* **SOURCE DATA**
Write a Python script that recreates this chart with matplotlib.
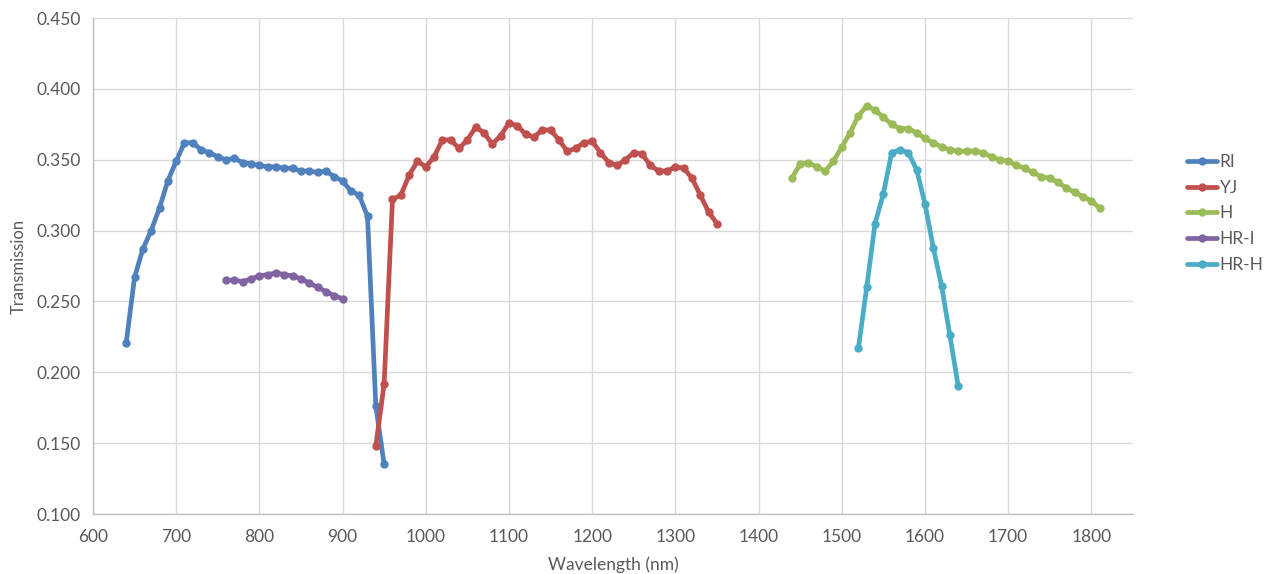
import matplotlib

matplotlib.use("Agg")
import matplotlib.pyplot as plt
from matplotlib.ticker import FormatStrFormatter, MultipleLocator

# filter transmission curves, wavelength in nm
ri_wl = list(range(640, 951, 10))
ri_tr = [0.221, 0.267, 0.287, 0.300, 0.316, 0.335, 0.349, 0.362, 0.362, 0.357,
         0.355, 0.352, 0.350, 0.351, 0.348, 0.347, 0.346, 0.345, 0.345, 0.344,
         0.344, 0.342, 0.342, 0.341, 0.342, 0.338, 0.335, 0.328, 0.325, 0.310,
         0.176, 0.135]

yj_wl = list(range(940, 1351, 10))
yj_tr = [0.148, 0.192, 0.322, 0.325, 0.339, 0.349, 0.345, 0.352, 0.364, 0.364,
         0.358, 0.364, 0.373, 0.369, 0.361, 0.367, 0.376, 0.374, 0.368, 0.366,
         0.371, 0.371, 0.364, 0.356, 0.358, 0.362, 0.363, 0.355, 0.348, 0.346,
         0.350, 0.355, 0.354, 0.346, 0.342, 0.342, 0.345, 0.344, 0.337, 0.325,
         0.313, 0.305]

h_wl = list(range(1440, 1811, 10))
h_tr = [0.337, 0.347, 0.348, 0.345, 0.342, 0.349, 0.359, 0.369, 0.381, 0.388,
        0.385, 0.380, 0.375, 0.372, 0.372, 0.369, 0.365, 0.362, 0.359, 0.357,
        0.356, 0.356, 0.356, 0.355, 0.352, 0.350, 0.349, 0.346, 0.344, 0.341,
        0.338, 0.337, 0.334, 0.330, 0.327, 0.324, 0.321, 0.316]

hri_wl = list(range(760, 901, 10))
hri_tr = [0.265, 0.265, 0.264, 0.266, 0.268, 0.269, 0.270, 0.269, 0.268, 0.266,
          0.263, 0.260, 0.257, 0.254, 0.252]

hrh_wl = list(range(1520, 1641, 10))
hrh_tr = [0.217, 0.260, 0.305, 0.326, 0.355, 0.357, 0.355, 0.343, 0.319, 0.288,
          0.261, 0.226, 0.190]

series = [
    ("RI", ri_wl, ri_tr, "#4F81BD"),
    ("YJ", yj_wl, yj_tr, "#C0504D"),
    ("H", h_wl, h_tr, "#9BBB59"),
    ("HR-I", hri_wl, hri_tr, "#8064A2"),
    ("HR-H", hrh_wl, hrh_tr, "#4BACC6"),
]

plt.rcParams["font.family"] = ["Lato", "DejaVu Sans"]

fig = plt.figure(figsize=(12.68, 5.74), dpi=100)
ax = fig.add_axes([0.0733, 0.1045, 0.8202, 0.8641])

for name, wl, tr, color in series:
    ax.plot(wl, tr, color=color, linewidth=3.4, marker="o", markersize=5,
            solid_capstyle="round", solid_joinstyle="round", label=name, zorder=3)

ax.set_xlim(600, 1850)
ax.set_ylim(0.100, 0.450)
ax.set_xticks(range(600, 1801, 100))
ax.yaxis.set_major_locator(MultipleLocator(0.05))
ax.yaxis.set_major_formatter(FormatStrFormatter("%.3f"))

ax.grid(True, color="#D9D9D9", linewidth=1.0, zorder=0)
ax.set_axisbelow(True)
for side in ("top", "right"):
    ax.spines[side].set_visible(False)
for side in ("left", "bottom"):
    ax.spines[side].set_color("#BFBFBF")
    ax.spines[side].set_linewidth(1.0)
ax.tick_params(axis="both", which="both", length=0, labelsize=12.5,
               colors="#595959", pad=9)
ax.tick_params(axis="x", pad=11)

ax.set_xlabel("Wavelength (nm)", fontsize=12.5, color="#595959", labelpad=8)
ax.set_ylabel("Transmission", fontsize=12, color="#595959", labelpad=7)

leg = ax.legend(loc="upper left", bbox_to_anchor=(1.045, 0.74), frameon=False,
                fontsize=12.5, handlelength=1.75, labelspacing=0.56,
                handletextpad=0.15, borderaxespad=0)
for text in leg.get_texts():
    text.set_color("#595959")

fig.savefig("out.png", dpi=100)
plt.close(fig)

* **STATED TASK**
Write out the listing above again, exactly, but with no pictures in the copy.

* **CORRECT OUTPUT**
Write a Python script that recreates this chart with matplotlib.
import matplotlib

matplotlib.use("Agg")
import matplotlib.pyplot as plt
from matplotlib.ticker import FormatStrFormatter, MultipleLocator

# filter transmission curves, wavelength in nm
ri_wl = list(range(640, 951, 10))
ri_tr = [0.221, 0.267, 0.287, 0.300, 0.316, 0.335, 0.349, 0.362, 0.362, 0.357,
         0.355, 0.352, 0.350, 0.351, 0.348, 0.347, 0.346, 0.345, 0.345, 0.344,
         0.344, 0.342, 0.342, 0.341, 0.342, 0.338, 0.335, 0.328, 0.325, 0.310,
         0.176, 0.135]

yj_wl = list(range(940, 1351, 10))
yj_tr = [0.148, 0.192, 0.322, 0.325, 0.339, 0.349, 0.345, 0.352, 0.364, 0.364,
         0.358, 0.364, 0.373, 0.369, 0.361, 0.367, 0.376, 0.374, 0.368, 0.366,
         0.371, 0.371, 0.364, 0.356, 0.358, 0.362, 0.363, 0.355, 0.348, 0.346,
         0.350, 0.355, 0.354, 0.346, 0.342, 0.342, 0.345, 0.344, 0.337, 0.325,
         0.313, 0.305]

h_wl = list(range(1440, 1811, 10))
h_tr = [0.337, 0.347, 0.348, 0.345, 0.342, 0.349, 0.359, 0.369, 0.381, 0.388,
        0.385, 0.380, 0.375, 0.372, 0.372, 0.369, 0.365, 0.362, 0.359, 0.357,
        0.356, 0.356, 0.356, 0.355, 0.352, 0.350, 0.349, 0.346, 0.344, 0.341,
        0.338, 0.337, 0.334, 0.330, 0.327, 0.324, 0.321, 0.316]

hri_wl = list(range(760, 901, 10))
hri_tr = [0.265, 0.265, 0.264, 0.266, 0.268, 0.269, 0.270, 0.269, 0.268, 0.266,
          0.263, 0.260, 0.257, 0.254, 0.252]

hrh_wl = list(range(1520, 1641, 10))
hrh_tr = [0.217, 0.260, 0.305, 0.326, 0.355, 0.357, 0.355, 0.343, 0.319, 0.288,
          0.261, 0.226, 0.190]

series = [
    ("RI", ri_wl, ri_tr, "#4F81BD"),
    ("YJ", yj_wl, yj_tr, "#C0504D"),
    ("H", h_wl, h_tr, "#9BBB59"),
    ("HR-I", hri_wl, hri_tr, "#8064A2"),
    ("HR-H", hrh_wl, hrh_tr, "#4BACC6"),
]

plt.rcParams["font.family"] = ["Lato", "DejaVu Sans"]

fig = plt.figure(figsize=(12.68, 5.74), dpi=100)
ax = fig.add_axes([0.0733, 0.1045, 0.8202, 0.8641])

for name, wl, tr, color in series:
    ax.plot(wl, tr, color=color, linewidth=3.4, marker="o", markersize=5,
            solid_capstyle="round", solid_joinstyle="round", label=name, zorder=3)

ax.set_xlim(600, 1850)
ax.set_ylim(0.100, 0.450)
ax.set_xticks(range(600, 1801, 100))
ax.yaxis.set_major_locator(MultipleLocator(0.05))
ax.yaxis.set_major_formatter(FormatStrFormatter("%.3f"))

ax.grid(True, color="#D9D9D9", linewidth=1.0, zorder=0)
ax.set_axisbelow(True)
for side in ("top", "right"):
    ax.spines[side].set_visible(False)
for side in ("left", "bottom"):
    ax.spines[side].set_color("#BFBFBF")
    ax.spines[side].set_linewidth(1.0)
ax.tick_params(axis="both", which="both", length=0, labelsize=12.5,
               colors="#595959", pad=9)
ax.tick_params(axis="x", pad=11)

ax.set_xlabel("Wavelength (nm)", fontsize=12.5, color="#595959", labelpad=8)
ax.set_ylabel("Transmission", fontsize=12, color="#595959", labelpad=7)

leg = ax.legend(loc="upper left", bbox_to_anchor=(1.045, 0.74), frameon=False,
                fontsize=12.5, handlelength=1.75, labelspacing=0.56,
                handletextpad=0.15, borderaxespad=0)
for text in leg.get_texts():
    text.set_color("#595959")

fig.savefig("out.png", dpi=100)
plt.close(fig)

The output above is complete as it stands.